The writing isn't sophisticated, the animations aren't the most original, and the plot is always the same; Gargamel versus the Smurfs.

And yet, after the mix of live action and animation in the 2011 and 2013 films, the formula has changed. Rather than placing animated Smurfs in a live action setting such as New York or Paris, they've returned to their roots - a fully animated film set mostly within the Smurfs own domain.

Smurfette is the centre of a story with an unexpected female empowerment theme. The only female Smurf, Smurfette (Demi Lovato) was created by Gargamel (Rainn Wilson) and his dark magic to infiltrate the Smurf kingdom, only to be turned into a much loved member of this clan of blue "gnomes" by Papa Smurf.

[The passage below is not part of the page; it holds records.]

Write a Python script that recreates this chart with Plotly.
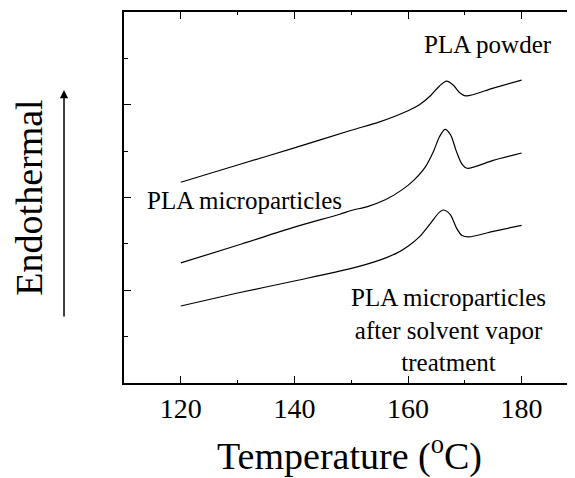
import plotly.graph_objects as go

# Temperature (deg C) and heat-flow (arbitrary, offset) readings for each DSC trace
powder_t = [120, 130, 140, 150, 155, 160, 162, 164, 165.5, 166.8, 168, 169, 170.2, 175, 180]
powder_h = [4.33, 4.70, 5.07, 5.45, 5.63, 5.87, 6.00, 6.20, 6.40, 6.51, 6.42, 6.27, 6.19, 6.36, 6.53]

micro_t = [120, 130, 140, 148, 150, 153, 156, 159, 161, 163, 164.5, 165.5, 166.5, 167.5, 168.5, 169.5, 170.4, 175, 180]
micro_h = [2.59, 2.97, 3.36, 3.64, 3.72, 3.81, 3.95, 4.17, 4.37, 4.65, 5.00, 5.30, 5.47, 5.35, 5.00, 4.72, 4.63, 4.80, 4.96]

treated_t = [120, 130, 140, 150, 155, 158, 160, 162, 164, 165.5, 166.3, 167.5, 168.5, 169.5, 170.7, 175, 180]
treated_h = [1.66, 1.94, 2.20, 2.47, 2.65, 2.80, 2.95, 3.15, 3.45, 3.68, 3.73, 3.62, 3.35, 3.18, 3.15, 3.27, 3.40]

x_ticks = [120, 140, 160, 180]
x_tick_labels = ["120", "140", "160", "180"]

labels = ["PLA powder", "PLA microparticles",
          "PLA microparticles<br>after solvent vapor<br>treatment"]

fig = go.Figure()
for t, h, name in [(powder_t, powder_h, labels[0]),
                   (micro_t, micro_h, "PLA microparticles"),
                   (treated_t, treated_h, "PLA microparticles after solvent vapor treatment")]:
    fig.add_trace(go.Scatter(x=t, y=h, mode="lines", name=name,
                             line=dict(color="black", width=1.2, shape="spline", smoothing=0.8),
                             showlegend=False))

ann_font = dict(family="Liberation Serif", size=25, color="black")
fig.add_annotation(x=174.0, y=7.3, xref="x", yref="y", text=labels[0],
                   showarrow=False, font=ann_font)
fig.add_annotation(x=131.2, y=3.94, xref="x", yref="y", text=labels[1],
                   showarrow=False, font=ann_font)
fig.add_annotation(x=167.2, y=1.14, xref="x", yref="y", text=labels[2],
                   showarrow=False, font=ann_font, align="center")

# Endothermal direction arrow
fig.add_annotation(x=-0.133, y=0.79, xref="paper", yref="paper", ax=0, ay=228,
                   axref="pixel", ayref="pixel", text="", showarrow=True,
                   arrowhead=2, arrowsize=1.1, arrowwidth=1.5, arrowcolor="black")

# page body adds an 8px offset; size the figure so the plot lands where the reference has it
fig.update_layout(
    width=567, height=470,
    margin=dict(l=116, r=0, t=4, b=95),
    paper_bgcolor="white", plot_bgcolor="white",
    font=dict(family="Liberation Serif", color="black"),
)
fig.update_xaxes(
    range=[110, 189.4], showgrid=False, zeroline=False,
    showline=True, linecolor="black", linewidth=1.5, mirror="allticks",
    tickmode="array", tickvals=x_ticks, ticktext=x_tick_labels,
    ticks="inside", ticklen=7, tickwidth=1, tickcolor="black",
    tickfont=dict(family="Liberation Serif", size=28, color="black"),
    minor=dict(dtick=10, tick0=110, ticks="inside", ticklen=3, tickwidth=1, tickcolor="black", showgrid=False),
    title=dict(text="Temperature (<sup>o</sup>C)", standoff=20,
               font=dict(family="Liberation Serif", size=38, color="black")),
)
fig.update_yaxes(
    range=[0, 8], showgrid=False, zeroline=False,
    showline=True, linecolor="black", linewidth=1.5,
    tickmode="array", tickvals=[2, 4, 6], showticklabels=False,
    ticks="inside", ticklen=7, tickwidth=1, tickcolor="black",
    minor=dict(tickvals=[1, 3, 5, 7], ticks="inside", ticklen=4, tickwidth=1, tickcolor="black", showgrid=False),
    title=dict(text="Endothermal", standoff=72,
               font=dict(family="Liberation Serif", size=38, color="black")),
)

fig.write_html("out.html")
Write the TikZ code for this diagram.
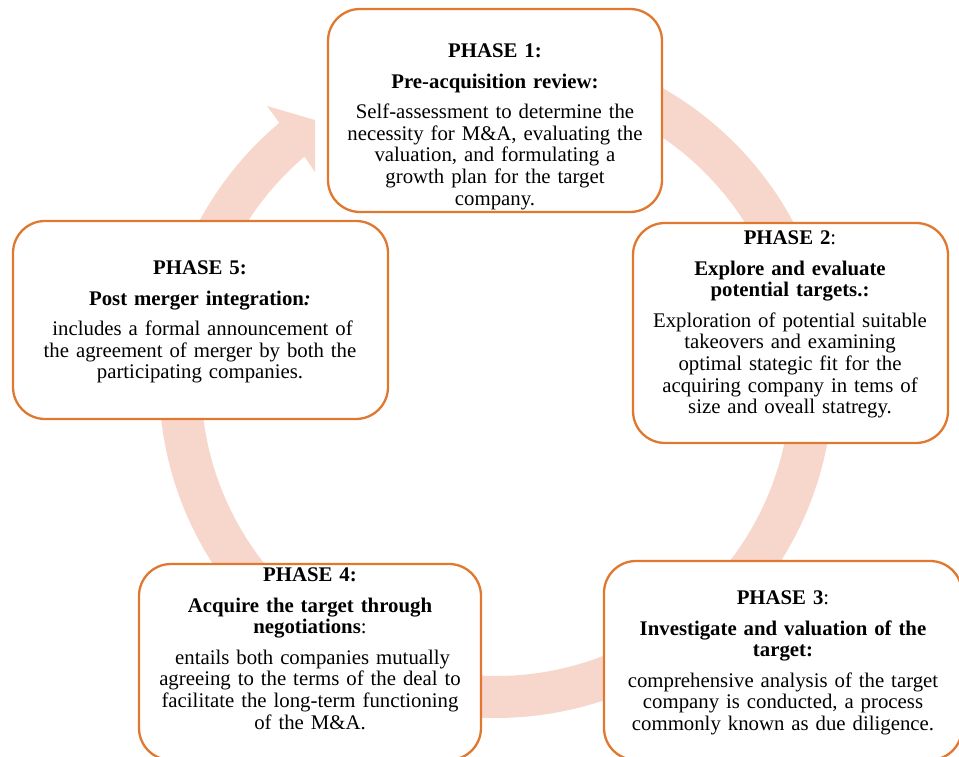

She's also the only Smurf who doesn't know who she is. Unlike all the other Smurfs, who have a name that tells you something about them, Smurfette is just, well, a female Smurf.

While tree surfing, Smurfette encounters a Smurf she hasn't met before. She isn't the only one to discover Smurfs are living in the Forbidden Forest; so has Gargamel. To warn this new family of Smurfs, Clumsy, Brainy, Hearty and Smurfette disobey Papa Smurf and sneak into the Forbidden Forest - and what they find is a surprise for us all.

As you expect, Smurfs Lost Village is colourful and zippy, but without the glitter bombs and dance parties of Trolls.

Director Raja Gosnell borrows from various genres to pull this adventure together; it starts like a documentary as each Smurf is interviewed about Smurfette, there's action with smurfs flying across the screen in slow motion, and a gorgeous moment when Clumsy bangs into the camera.

Largely, however, Gosnell sticks to what works - silly slapstick gags, most of which involve Gargamel. The result is a harmless, fun and largely forgettable film that will keep the littlies happy these holidays.

That said, the 10-year-olds at the screening I attended cackled their way through it - not that they'd admit it now.


Demi Lovato, Julia Roberts


Raja Gosnell

Running Time:

90 mins




More slapstick, silly and forgettable fun.